What is the p/e ratio

What is the p/e ratio (price to earnings)

Today we're going to look at the price to earnings ratio to help all of you who would like to invest on the stock market.

The p/e ratio is by definition a price to earnings ratio, so it is a measure of valuation in order to determine how much does it cost to own a piece of a company in relation to how much the same company earns.

In general, the lower the p/e ratio - the better it is, and the higher the p/e ratio the worse it is. And that's not necessarily true every single time, so let’s work with some examples.

We should look at company A and its whole market value. what we want to do is take the whole market value and divided by what it is able to generate in terms of income on a yearly basis.

The whole company assets are represented by many stocks and if we gather all these stocks and all the stock prices, we're going be able to have the whole market value of the company.

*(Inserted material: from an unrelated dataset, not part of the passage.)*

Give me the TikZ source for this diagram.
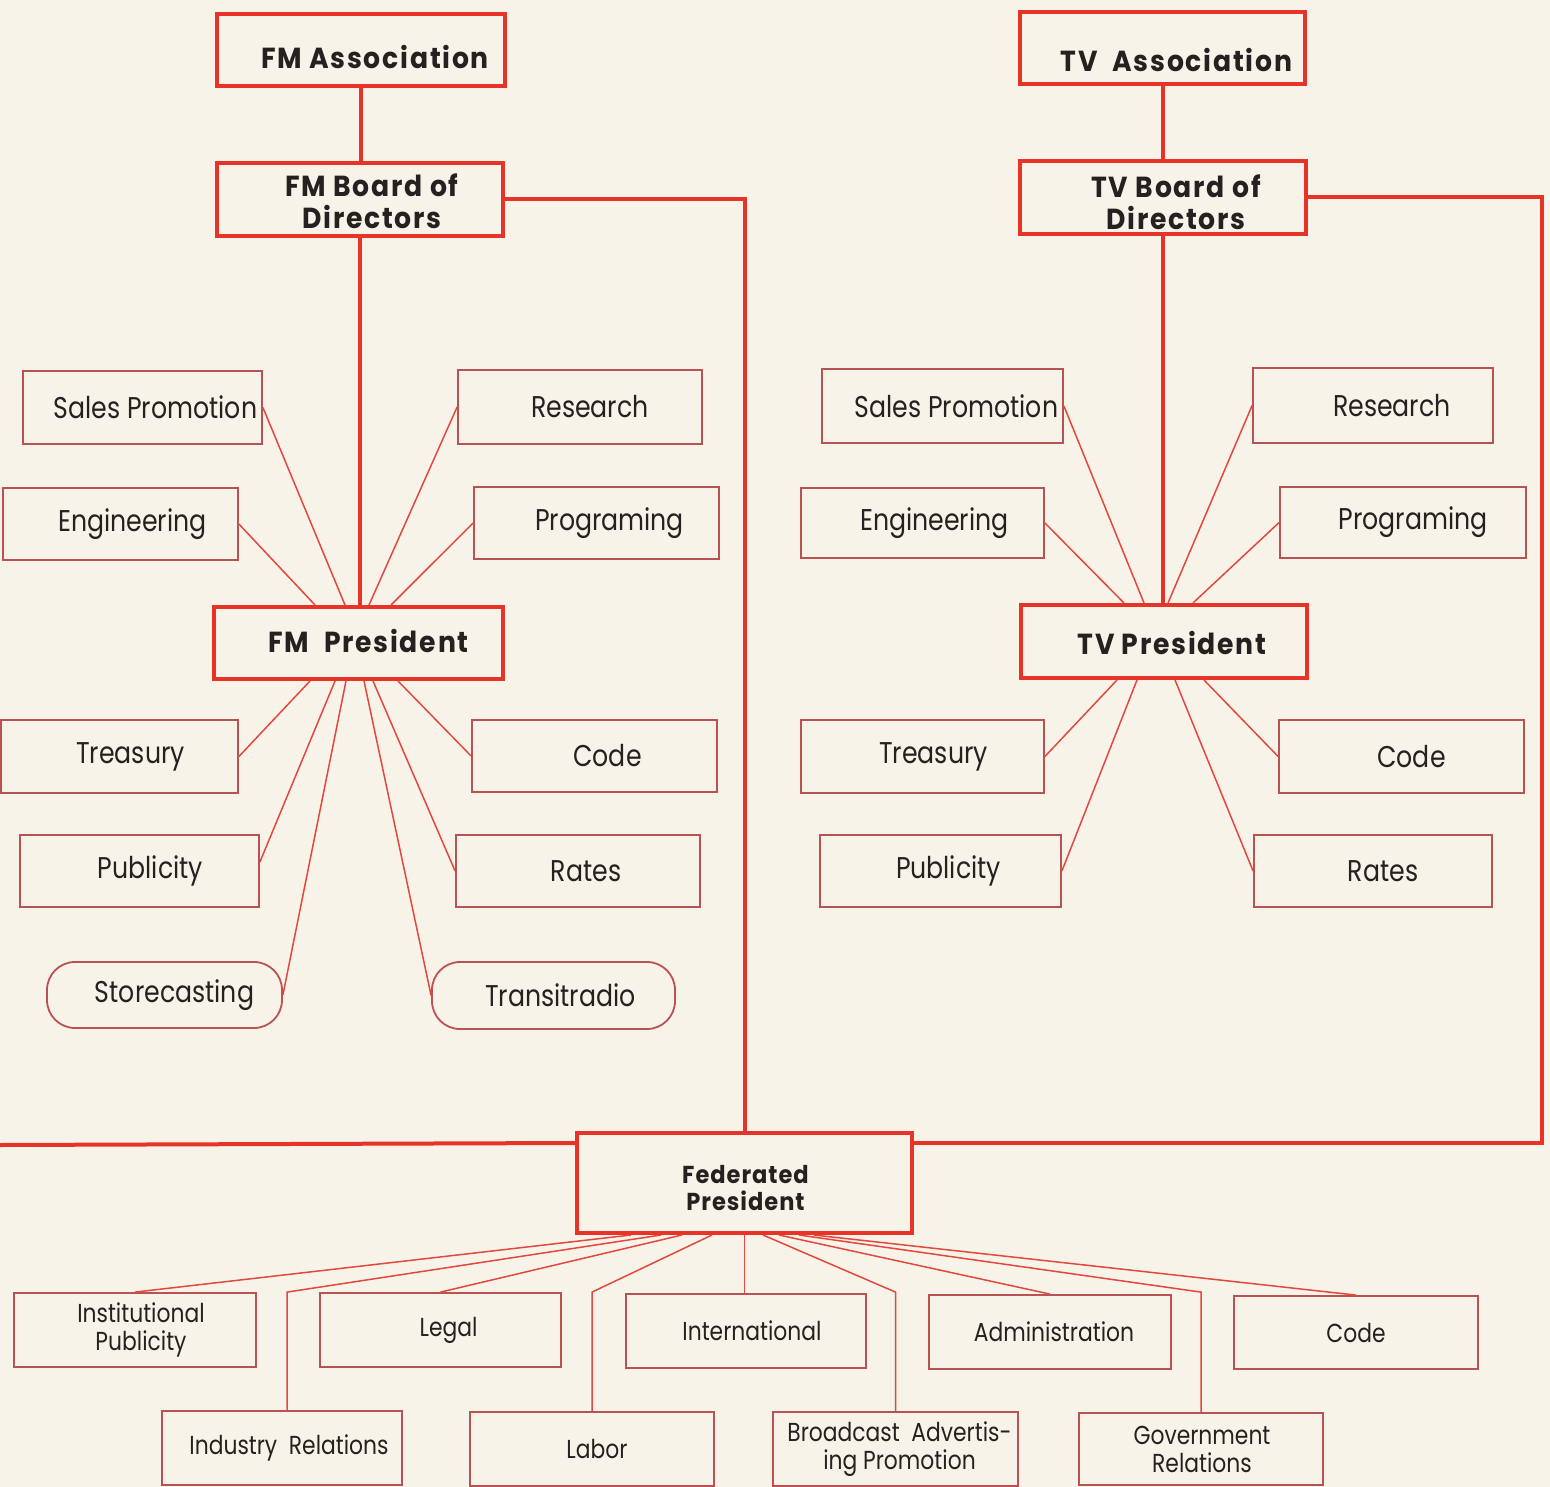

For our example let’s say the company has 100 stocks and during the last year the average price of each stock was $10, so the whole market value of the company is $1000.

And let’s say the company income last year was $100; This means on the grand level the company has a price to earnings ratio of 10. (1000 market value / 100 income).

Now, let’s scale down and calculate per unit. Looking at the value per unit – which is the price per share, and we're also going to look at the income generation per unit.

In our scenario the average price per stock over the last year was $10, and the earning per each stock was $1 (100 number of stock / 100 income).

So now we have to divide $10 (the average price of 1 stock) to $1 (the income per 1 stock) and get the ratio of 10.

This is how you calculate the company’s p/e ratio. In our example we got 10, which is a pretty good number

When you look at different companies all over the p/e ratio is usually around 20 to 25. And, nowadays due to the inflated stock market it skyrocketed for many companies even higher than 30.  

When it's lower than that (20-25) it means that the earnings are good, and the company might be under-priced.

And when it's higher than that it can mean the company is overpriced, that there's poor performance or that the market expects the company to have higher earnings in the future

The p/e ratio is valuation metric, and it is one of the many that need to be taken into account when you decide on which company to invest into.

It is important to use it when comparing different companies inside the same industry, or inside the same sector. Also, when comparing make sure that the companies have a similar debt profile because that can offset the p/e ratio and can mess up your analysis.

And this is how you calculate the price to earnings ratio, make sure you use it when you decide on a stock investments.